+++ Data extract

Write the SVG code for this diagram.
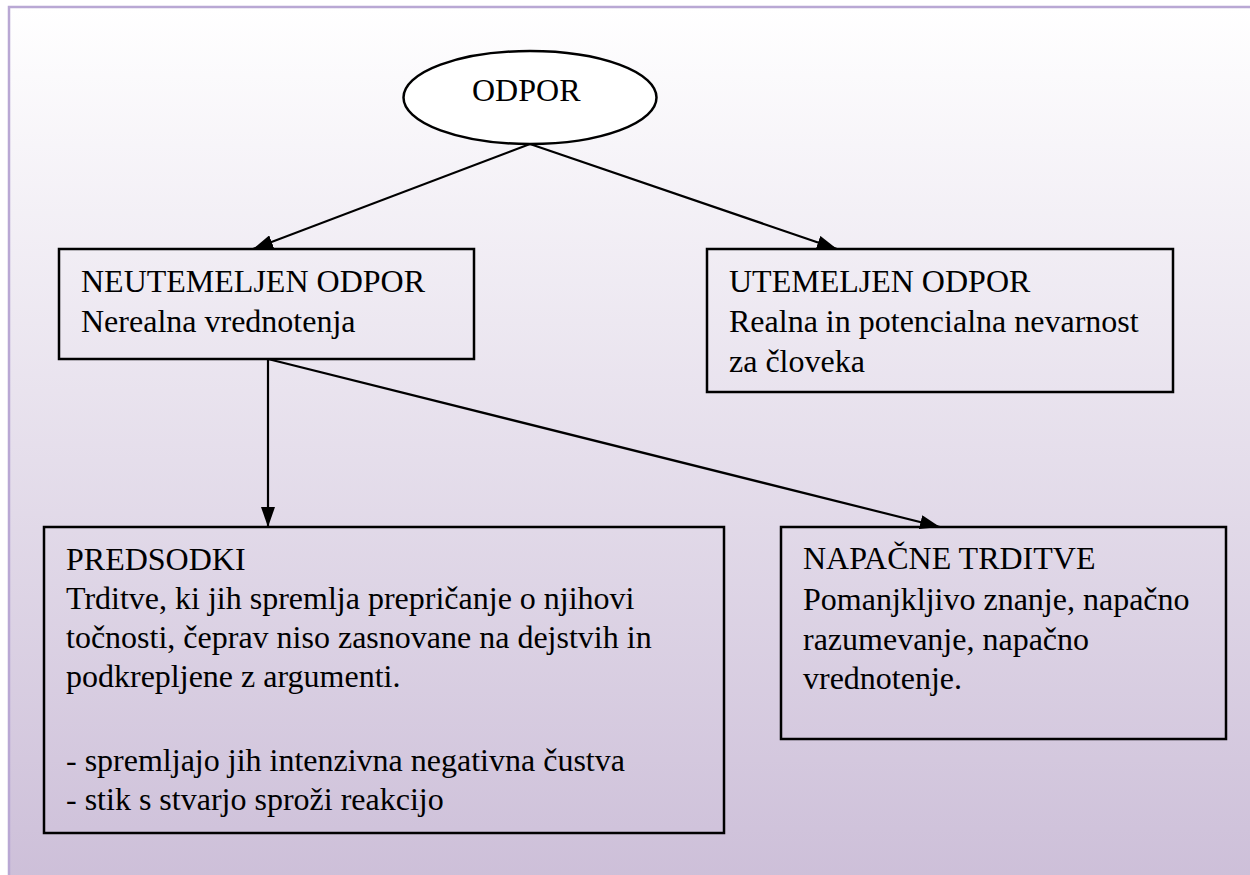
<svg xmlns="http://www.w3.org/2000/svg" width="1250" height="875" viewBox="0 0 1250 875">
<defs>
<linearGradient id="bg" x1="0" y1="0" x2="0" y2="1">
<stop offset="0" stop-color="#ffffff"/>
<stop offset="1" stop-color="#ccbed8"/>
</linearGradient>
<marker id="ah" viewBox="0 0 20 14" refX="20" refY="7" markerWidth="20" markerHeight="14" markerUnits="userSpaceOnUse" orient="auto">
<path d="M0,0 L20,7 L0,14 Z" fill="#000"/>
</marker>
</defs>
<style>
.t{font-family:'Liberation Serif','Times New Roman',Times,serif;font-size:32px;fill:#000}
.box{fill:none;stroke:#000;stroke-width:2.5}
.c{stroke:#000;stroke-width:2.2;fill:none;marker-end:url(#ah)}
</style>
<rect x="0" y="0" width="1250" height="875" fill="#fff"/>
<rect x="9" y="7" width="1260" height="890" fill="url(#bg)" stroke="#b9a8d4" stroke-width="2.5"/>
<g id="connectors">
<line class="c" x1="530" y1="144" x2="253" y2="249"/>
<line class="c" x1="530" y1="144" x2="837" y2="249"/>
<line class="c" x1="268" y1="359" x2="268" y2="527"/>
<line class="c" x1="268" y1="359" x2="940" y2="527"/>
</g>
<g id="odpor">
<ellipse cx="530" cy="97.5" rx="126.5" ry="46.5" fill="#fff" stroke="#000" stroke-width="2.5"/>
<text class="t" x="472" y="101">ODPOR</text>
</g>
<g id="neutemeljen">
<rect class="box" x="59" y="249" width="415" height="110"/>
<text class="t" x="81" y="292">NEUTEMELJEN ODPOR</text>
<text class="t" x="81" y="332">Nerealna vrednotenja</text>
</g>
<g id="utemeljen">
<rect class="box" x="707" y="249" width="466" height="143"/>
<text class="t" x="729" y="292">UTEMELJEN ODPOR</text>
<text class="t" x="729" y="332">Realna in potencialna nevarnost</text>
<text class="t" x="729" y="372">za človeka</text>
</g>
<g id="predsodki">
<rect class="box" x="44" y="527" width="680" height="306"/>
<text class="t" x="66" y="570">PREDSODKI</text>
<text class="t" x="66" y="609">Trditve, ki jih spremlja prepričanje o njihovi</text>
<text class="t" x="66" y="648">točnosti, čeprav niso zasnovane na dejstvih in</text>
<text class="t" x="66" y="687">podkrepljene z argumenti.</text>
<text class="t" x="66" y="771">- spremljajo jih intenzivna negativna čustva</text>
<text class="t" x="66" y="810">- stik s stvarjo sproži reakcijo</text>
</g>
<g id="napacne">
<rect class="box" x="781" y="527" width="445" height="212"/>
<text class="t" x="803" y="569">NAPAČNE TRDITVE</text>
<text class="t" x="803" y="610">Pomanjkljivo znanje, napačno</text>
<text class="t" x="803" y="650">razumevanje, napačno</text>
<text class="t" x="803" y="689">vrednotenje.</text>
</g>
</svg>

++++++

- _Brief_:
Reproduce all of the material exactly, apart from the pictures.

- _Answer to the exercise_:
Write the SVG code for this diagram.
<svg xmlns="http://www.w3.org/2000/svg" width="1250" height="875" viewBox="0 0 1250 875">
<defs>
<linearGradient id="bg" x1="0" y1="0" x2="0" y2="1">
<stop offset="0" stop-color="#ffffff"/>
<stop offset="1" stop-color="#ccbed8"/>
</linearGradient>
<marker id="ah" viewBox="0 0 20 14" refX="20" refY="7" markerWidth="20" markerHeight="14" markerUnits="userSpaceOnUse" orient="auto">
<path d="M0,0 L20,7 L0,14 Z" fill="#000"/>
</marker>
</defs>
<style>
.t{font-family:'Liberation Serif','Times New Roman',Times,serif;font-size:32px;fill:#000}
.box{fill:none;stroke:#000;stroke-width:2.5}
.c{stroke:#000;stroke-width:2.2;fill:none;marker-end:url(#ah)}
</style>
<rect x="0" y="0" width="1250" height="875" fill="#fff"/>
<rect x="9" y="7" width="1260" height="890" fill="url(#bg)" stroke="#b9a8d4" stroke-width="2.5"/>
<g id="connectors">
<line class="c" x1="530" y1="144" x2="253" y2="249"/>
<line class="c" x1="530" y1="144" x2="837" y2="249"/>
<line class="c" x1="268" y1="359" x2="268" y2="527"/>
<line class="c" x1="268" y1="359" x2="940" y2="527"/>
</g>
<g id="odpor">
<ellipse cx="530" cy="97.5" rx="126.5" ry="46.5" fill="#fff" stroke="#000" stroke-width="2.5"/>
<text class="t" x="472" y="101">ODPOR</text>
</g>
<g id="neutemeljen">
<rect class="box" x="59" y="249" width="415" height="110"/>
<text class="t" x="81" y="292">NEUTEMELJEN ODPOR</text>
<text class="t" x="81" y="332">Nerealna vrednotenja</text>
</g>
<g id="utemeljen">
<rect class="box" x="707" y="249" width="466" height="143"/>
<text class="t" x="729" y="292">UTEMELJEN ODPOR</text>
<text class="t" x="729" y="332">Realna in potencialna nevarnost</text>
<text class="t" x="729" y="372">za človeka</text>
</g>
<g id="predsodki">
<rect class="box" x="44" y="527" width="680" height="306"/>
<text class="t" x="66" y="570">PREDSODKI</text>
<text class="t" x="66" y="609">Trditve, ki jih spremlja prepričanje o njihovi</text>
<text class="t" x="66" y="648">točnosti, čeprav niso zasnovane na dejstvih in</text>
<text class="t" x="66" y="687">podkrepljene z argumenti.</text>
<text class="t" x="66" y="771">- spremljajo jih intenzivna negativna čustva</text>
<text class="t" x="66" y="810">- stik s stvarjo sproži reakcijo</text>
</g>
<g id="napacne">
<rect class="box" x="781" y="527" width="445" height="212"/>
<text class="t" x="803" y="569">NAPAČNE TRDITVE</text>
<text class="t" x="803" y="610">Pomanjkljivo znanje, napačno</text>
<text class="t" x="803" y="650">razumevanje, napačno</text>
<text class="t" x="803" y="689">vrednotenje.</text>
</g>
</svg>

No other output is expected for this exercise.